Spinnenfäden im Regenbogen gegen das Licht

Text zum Thema Psyche

von  RainerMScholz

Auf dem rissigen, schmutzigen Betonboden in der Waschküche, wo der riesige eiercremefarbige Heizkessel stand, der nur samstags befeuert wurde, wenn überhaupt, die zementbekackte Badewanne und wo die langbeinigen Weberknechte vor dem verkalkten Klo herumhüpften, sollte ich meine Vorhaut in der Kälte zurückziehen und meinen Penis ordentlich waschen – aber es ging nicht, es schmerzte, und meine Oma war nicht in der Lage oder willens mir zu helfen oder zur Hand zu gehen. Da war der kleine Junge, der nicht wusste, wie er mit seinem Pieper umzugehen hatte und niemand, der ihm in seiner Not beistand. Schließlich wurde der Umstand behoben, in einer fremden Stadt, einem fremden Haus, betreut von seiner Erzeugerin, die gerade Pharmazie oder Soziales oder Psychoscheiß studierte und eigentlich Tippse im Nordwestkrankenhaus war. In ihrer Mittagspause schaute die gelegentlich vorbei und ich lag da in der Augusthitze, die anderen kranken Kinder spielten miteinander, und mein unbekannter Penis hatte Stacheln und Drähte und war wund und ich weinte, da ich nicht mehr vollständig war mit was auch immer, das ich bis dahin ohnehin nicht verstanden hatte. Scheinbar auch sonst niemand, der mir hätte beistehen können oder sollen oder müssen. Mein stachelbewehrter Penis der Trauer und Neurosen und der Renegation. Irgendwo muss die Geschichte ja beginnen. Hier vielleicht.
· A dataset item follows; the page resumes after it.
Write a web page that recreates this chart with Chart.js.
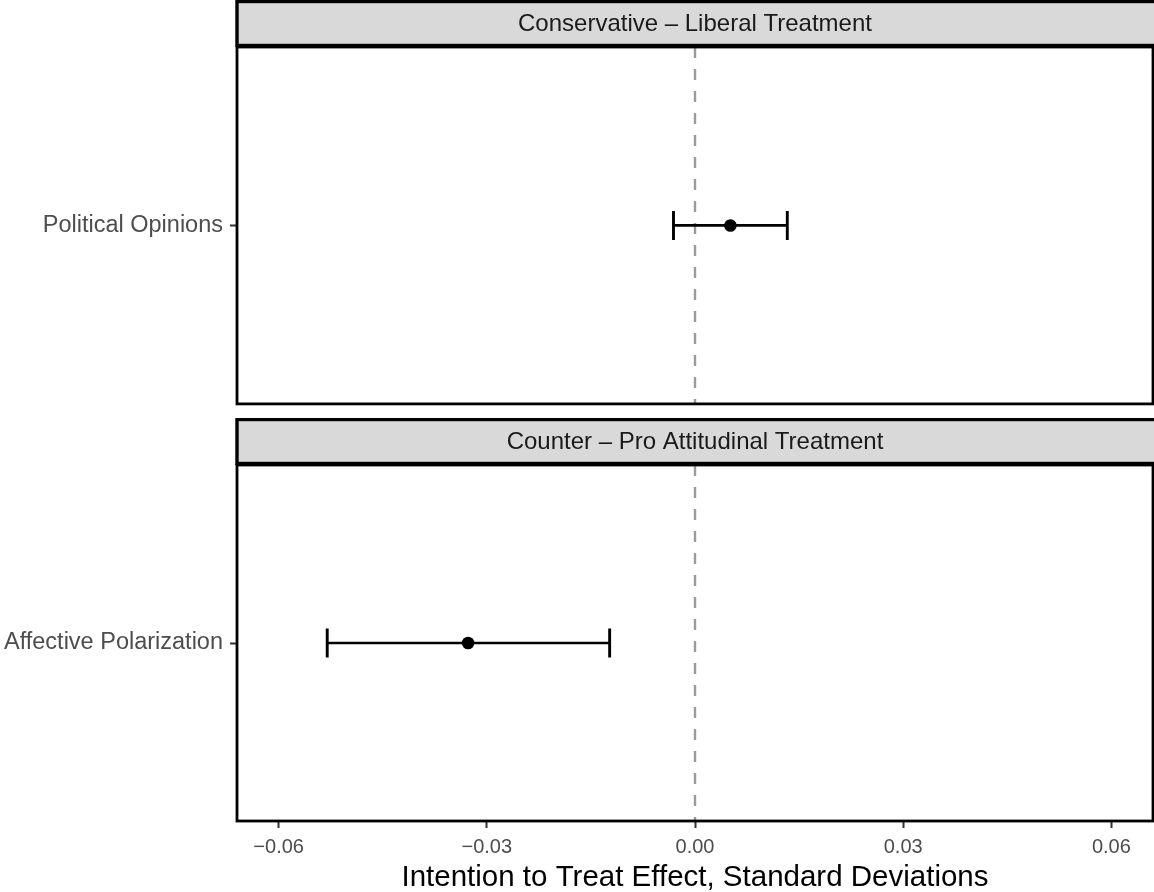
<!DOCTYPE html>
<html>
<head>
<meta charset="utf-8">
<script src="https://cdn.jsdelivr.net/npm/chart.js@4.4.1/dist/chart.umd.min.js"></script>
<style>
  html, body { margin: 0; padding: 0; background: #ffffff; }
  #wrap { position: relative; width: 1154px; height: 892px; overflow: hidden; }
  canvas { position: absolute; left: 0; }
</style>
</head>
<body>
<div id="wrap">
  <canvas id="panelTop" width="1154" height="425" style="top:0px"></canvas>
  <canvas id="panelBottom" width="1154" height="474" style="top:418px"></canvas>
</div>
<script>
// Facet strip titles and the outcome shown in each facet
const panelTitles = ['Conservative – Liberal Treatment', 'Counter – Pro Attitudinal Treatment'];
const outcomes = ['Political Opinions', 'Affective Polarization'];

// Point estimates and confidence bounds (standard deviations)
const estimates = [0.0051, -0.0327];
const lowerCI = [-0.0031, -0.0530];
const upperCI = [0.0133, -0.0123];

// Horizontal axis
const xTicks = [-0.06, -0.03, 0, 0.03, 0.06];
const xTickLabels = ['−0.06', '−0.03', '0.00', '0.03', '0.06'];
const xLimits = [-0.066, 0.066];
const xTitle = 'Intention to Treat Effect, Standard Deviations';

const FONT = "'Liberation Sans', Arial, Helvetica, sans-serif";
Chart.defaults.font.family = FONT;
Chart.defaults.devicePixelRatio = 1;

// Draws the grey facet strip, the zero reference line, the error bars and the panel frame
const facetPlugin = {
  id: 'facet',
  beforeDatasetsDraw(chart, args, opts) {
    const ctx = chart.ctx;
    const area = chart.chartArea;
    const xs = chart.scales.x;
    const ys = chart.scales.y;
    // dashed reference line at zero
    const x0 = Math.round(xs.getPixelForValue(0));
    ctx.save();
    ctx.strokeStyle = '#9a9a9a';
    ctx.lineWidth = 2.4;
    ctx.setLineDash([11, 11]);
    ctx.beginPath();
    ctx.moveTo(x0, area.top);
    ctx.lineTo(x0, area.bottom);
    ctx.stroke();
    ctx.restore();

    // error bar with end caps
    const i = opts.index;
    const y = ys.getPixelForValue(0);
    const xl = xs.getPixelForValue(lowerCI[i]);
    const xh = xs.getPixelForValue(upperCI[i]);
    ctx.save();
    ctx.strokeStyle = '#000000';
    ctx.lineCap = 'butt';
    ctx.lineWidth = 2.7;
    ctx.beginPath();
    ctx.moveTo(xl, y);
    ctx.lineTo(xh, y);
    ctx.stroke();
    ctx.lineWidth = 2.9;
    ctx.beginPath();
    ctx.moveTo(xl, y - 14.5);
    ctx.lineTo(xl, y + 14.5);
    ctx.moveTo(xh, y - 14.5);
    ctx.lineTo(xh, y + 14.5);
    ctx.stroke();
    ctx.restore();
  },
  afterDraw(chart, args, opts) {
    const ctx = chart.ctx;
    const area = chart.chartArea;
    ctx.save();
    // panel frame
    ctx.strokeStyle = '#000000';
    ctx.lineWidth = 2.8;
    ctx.strokeRect(area.left, area.top, area.right - area.left, area.bottom - area.top);
    // strip above the panel
    const sTop = 1.5, sBottom = area.top - 1.5;
    ctx.fillStyle = '#d9d9d9';
    ctx.fillRect(area.left, sTop, area.right - area.left + 4, sBottom - sTop);
    ctx.lineWidth = 3.4;
    ctx.strokeRect(area.left, sTop, area.right - area.left + 4, sBottom - sTop);
    ctx.fillStyle = '#1a1a1a';
    ctx.font = '24px ' + FONT;
    ctx.textAlign = 'center';
    ctx.textBaseline = 'middle';
    ctx.fillText(panelTitles[opts.index], (area.left + area.right) / 2, (sTop + sBottom) / 2 + 1);
    ctx.restore();
  }
};

function makePanel(canvasId, i, showX) {
  const ctx = document.getElementById(canvasId).getContext('2d');
  return new Chart(ctx, {
    type: 'scatter',
    data: {
      labels: [outcomes[i]],
      datasets: [{
        data: [{ x: estimates[i], y: outcomes[i] }],
        backgroundColor: '#000000',
        borderColor: '#000000',
        pointRadius: 6.3,
        pointHoverRadius: 6.3,
        borderWidth: 0
      }]
    },
    options: {
      responsive: false,
      animation: false,
      events: [],
      layout: { autoPadding: false, padding: { top: 47, right: 1, bottom: showX ? 0 : 2, left: 0 } },
      plugins: {
        legend: { display: false },
        tooltip: { enabled: false },
        facet: { index: i }
      },
      scales: {
        x: {
          type: 'linear',
          min: xLimits[0],
          max: xLimits[1],
          display: true,
          afterBuildTicks(scale) {
            scale.ticks = xTicks.map(v => ({ value: v }));
          },
          afterFit(scale) {
            scale.height = showX ? 71 : 0;
          },
          ticks: {
            display: showX,
            autoSkip: false,
            maxRotation: 0,
            padding: 7,
            color: '#4d4d4d',
            font: { size: 20 },
            callback(value) {
              const k = xTicks.findIndex(t => Math.abs(t - value) < 1e-9);
              return k >= 0 ? xTickLabels[k] : '';
            }
          },
          grid: {
            display: showX,
            drawOnChartArea: false,
            drawTicks: true,
            tickLength: 7,
            tickColor: '#333333',
            tickWidth: 2
          },
          border: { display: false },
          title: {
            display: showX,
            text: xTitle,
            color: '#000000',
            font: { size: 29.5 },
            padding: { top: 0, bottom: -4 }
          }
        },
        y: {
          type: 'category',
          labels: [outcomes[i]],
          offset: true,
          afterFit(scale) {
            scale.width = 237;
          },
          ticks: {
            padding: 7,
            color: '#4d4d4d',
            font: { size: 23.5 }
          },
          grid: {
            display: true,
            drawOnChartArea: false,
            drawTicks: true,
            tickLength: 7,
            tickColor: '#333333',
            tickWidth: 2
          },
          border: { display: false }
        }
      }
    },
    plugins: [facetPlugin]
  });
}

makePanel('panelTop', 0, false);
makePanel('panelBottom', 1, true);
</script>
</body>
</html>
Das Programm im Hirn weiß nicht, dass es ein Programm ist.

Der Penis ist ein gefährliches Ding, sagte ich, er verursacht sogar Weltkriege.

Die Möse ist ein gefährliches Ding, sie verschluckt komplette Welten und gebiert immer neue Grausamkeiten, Blutstückige und Sumpfwesen.

Wenn ich in der Hölle bin, dann sollen alle anderen auch zur Hölle fahren, dachten die Dinge, die in mir sind.

Die Sonne füllt mir die Augen.

Mit Blut.

Und dann wächst etwas aus mir hervor.